Solved – Variable selection in time-series forecasting

feature selectionforecastingpredictionpredictive-modelstime series

I have a time-series forecasting task and would like some input on variable selection and regularisation.

My problem has the following characteristics:

  • 2,000,000 sample size.
  • Most of the time, no change in the response. Change in the response happens 0.3% of the time and is what I'm interested in (don't talk about asymmetric loss functions and the like – I'm purely interested in variable selection/regularlisation).
  • I will be predicting direction (up/down/no change).
  • 100 predictor variables. Mostly hand engineered from complex non-stationary data. All carry some predictive power – the useless ones with no univariate forecasting power were eliminated early in the process.
  • There will be clusters of highly correlated predictors – in general if you select two predictors at random the correlation will not be high.
  • Predictors are heteroscedastic in nature.
  • Some predictors are heavily serially correlated, many are not.
  • Predictors all evolve continuously and are decimal processes. They are all bell shaped.
  • Some could be non-stationary, but are thought to carry critical information about the evolution of the response process that would be lost upon differencing or similar $I(0)$ transforms.
  • My forecasting model will be linear, but least squares loss function is not certain (perpendicular regression and quantile regression and discrete response regression will be tried).
  • Standard error unbiasedness and variance is not a direct consideration. All I care about is out of sample forecast accuracy and model generalisation.

I know I can use anything from non-negative garotte, ridge, lasso, elastic nets, random subspace learning, PCA/manifold learning, least angle regression and various yucky hacks to select based on out of sample forecast performance. But is there anything specific to forecasting, or to the characteristics of my data, that would push me one way over another (time efficiency is important – trying everything and selecting the best is not practical).

Note that decision boundaries on the forecasts are not intended to be part of the regularisation algorithm, but integration could be possible.

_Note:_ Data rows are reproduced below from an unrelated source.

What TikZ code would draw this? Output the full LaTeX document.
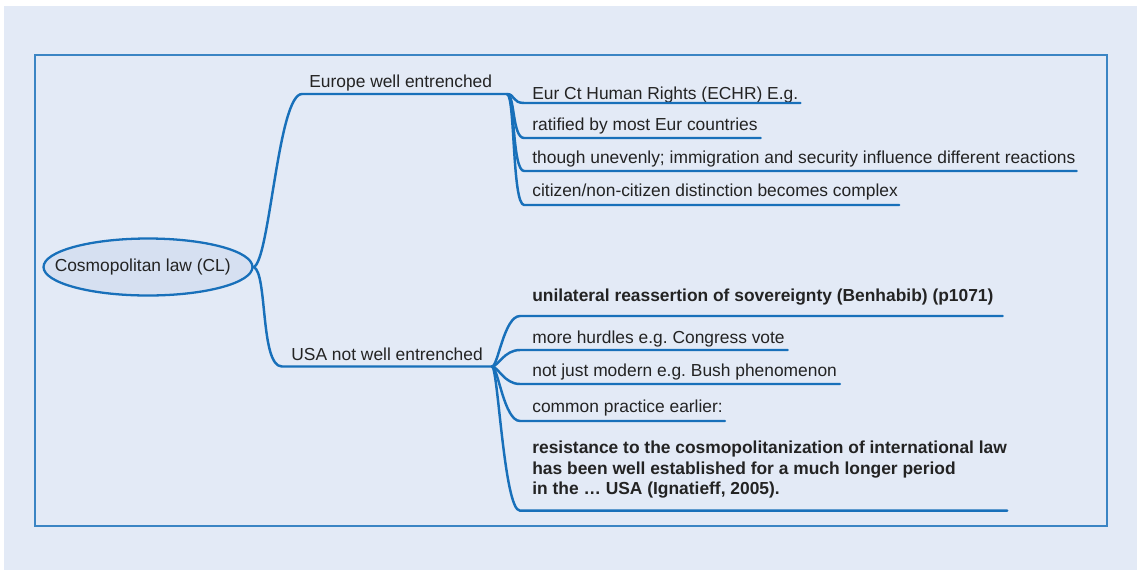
\documentclass[tikz,border=0pt]{standalone}
\usepackage{fontspec}
\setmainfont{Liberation Sans}
\usetikzlibrary{shapes.geometric}
\definecolor{mapblue}{RGB}{24,112,186}
\definecolor{mapback}{RGB}{227,234,246}
\definecolor{mapfill}{RGB}{214,224,241}
\definecolor{maptext}{RGB}{35,35,35}
\frenchspacing
\tikzstyle{link} = [draw=mapblue, line width=1.4pt, line cap=round]
\tikzstyle{topic} = [ellipse, draw=mapblue, line width=1.3pt, fill=mapfill,
                     inner xsep=-13pt, inner ysep=0pt, text=maptext,
                     minimum width=4.18cm, minimum height=1.14cm]
\tikzstyle{branch} = [anchor=south west, inner sep=0pt, text depth=3.4pt, text=maptext]
\tikzstyle{leaf} = [anchor=south west, inner sep=0pt, text depth=4pt, text=maptext]
\tikzstyle{heavy} = [font=\fontsize{9.9}{11.8}\selectfont\bfseries]

\begin{document}
\begin{tikzpicture}[x=0.02cm, y=-0.02cm, font=\fontsize{9.9}{11.8}\selectfont]
% page and frame
\fill[white] (0,0) rectangle (1141,572);
\fill[mapback] (4,6) rectangle (1137,570);
\draw[mapblue!85, line width=0.8pt] (35,55) rectangle (1107,526);

% central topic
\node[topic] (cl) at (148,267) {Cosmopolitan law (CL)\hspace*{6pt}};

% Europe branch
\coordinate (eu-in) at (302,94);
\coordinate (eu-out) at (507,94);
\node[branch] (europe) at (309,94) {Europe well entrenched};
\draw[link] (cl.east) .. controls +(16,-5) and +(-24,0) .. (eu-in) -- (eu-out);

\node[leaf, text depth=2pt] (echr) at (532,103) {Eur Ct Human Rights (ECHR) E.g.};
\node[leaf] (ratified) at (532,138) {ratified by most Eur countries};
\node[leaf] (uneven) at (532,171) {though unevenly; immigration and security influence different reactions};
\node[leaf, text depth=4.5pt] (citizen) at (532,205) {citizen/non-citizen distinction becomes complex};

\draw[link] (eu-out) .. controls +(8,0) and +(-12,0) .. ([xshift=-4.5pt]echr.south west) -- ([xshift=1pt]echr.south east);
\draw[link] (eu-out) .. controls +(8,0) and +(-12,0) .. ([xshift=-4.5pt]ratified.south west) -- ([xshift=1.5pt]ratified.south east);
\draw[link] (eu-out) .. controls +(8,0) and +(-12,0) .. ([xshift=-4.5pt]uneven.south west) -- ([xshift=0.5pt]uneven.south east);
\draw[link] (eu-out) .. controls +(8,0) and +(-12,0) .. ([xshift=-4.5pt]citizen.south west) -- ([xshift=0.5pt]citizen.south east);

% USA branch
\coordinate (usa-in) at (282,366.5);
\coordinate (usa-out) at (492,366.5);
\node[branch] (usa) at (291,366.5) {USA not well entrenched};
\draw[link] (cl.east) .. controls +(14,5) and +(-22,0) .. (usa-in) -- (usa-out);

\node[leaf, heavy, text depth=8pt] (sovereignty) at (532,316) {unilateral reassertion of sovereignty (Benhabib) (p1071)};
\node[leaf, text depth=3.4pt] (hurdles) at (532,350) {more hurdles e.g. Congress vote};
\node[leaf] (modern) at (532,384) {not just modern e.g. Bush phenomenon};
\node[leaf, text depth=4.5pt] (earlier) at (532,421) {common practice earlier:};
\node[leaf, heavy, align=left, text depth=8.8pt] (resistance) at (532,510.7) {resistance to the cosmopolitanization of international law\\has been well established for a much longer period\\in the … USA (Ignatieff, 2005).};

\draw[link] (usa-out) .. controls +(6,0) and +(-16,0) .. ([xshift=-6.8pt]sovereignty.south west) -- ([xshift=5pt]sovereignty.south east);
\draw[link] (usa-out) .. controls +(6,0) and +(-16,0) .. ([xshift=-6.8pt]hurdles.south west) -- ([xshift=1.5pt]hurdles.south east);
\draw[link] (usa-out) .. controls +(6,0) and +(-16,0) .. ([xshift=-6.8pt]modern.south west) -- ([xshift=1.5pt]modern.south east);
\draw[link] (usa-out) .. controls +(6,0) and +(-16,0) .. ([xshift=-6.8pt]earlier.south west) -- ([xshift=1pt]earlier.south east);
\draw[link] (usa-out) .. controls +(6,0) and +(-16,0) .. ([xshift=-6.8pt]resistance.south west) -- ([xshift=0pt]resistance.south east);
\end{tikzpicture}
\end{document}
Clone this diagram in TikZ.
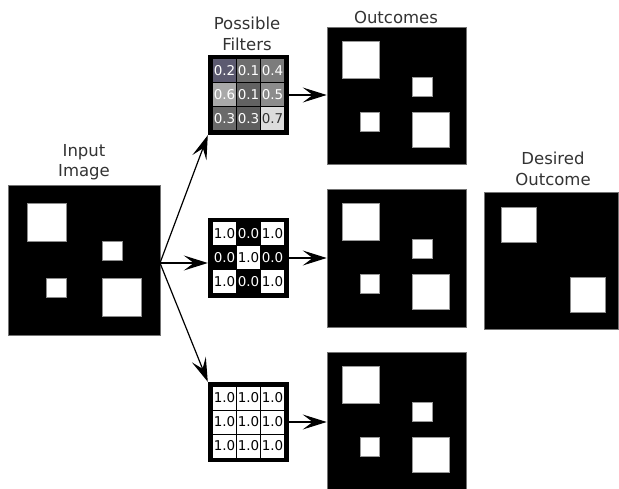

I will also be using a supercomputer.

Best Answer

Such type of question is not really suitable for this site, since there can be no one correct answer to such a question. Here are my observations.

  1. Your response variable is censored, so linear model may be not the best model, since clearly it will not produce the exact zeroes. I would look into some sort of censored regression, like tobit regression.

  2. Since you want a regression model, forecasting the future values of the response variable involves forecasting the future values of the predictor variables. So when evaluating forecasting performance you should use the forecasts of predictor variables, not their out-of-sample values to get more reliable forecasting performance estimate.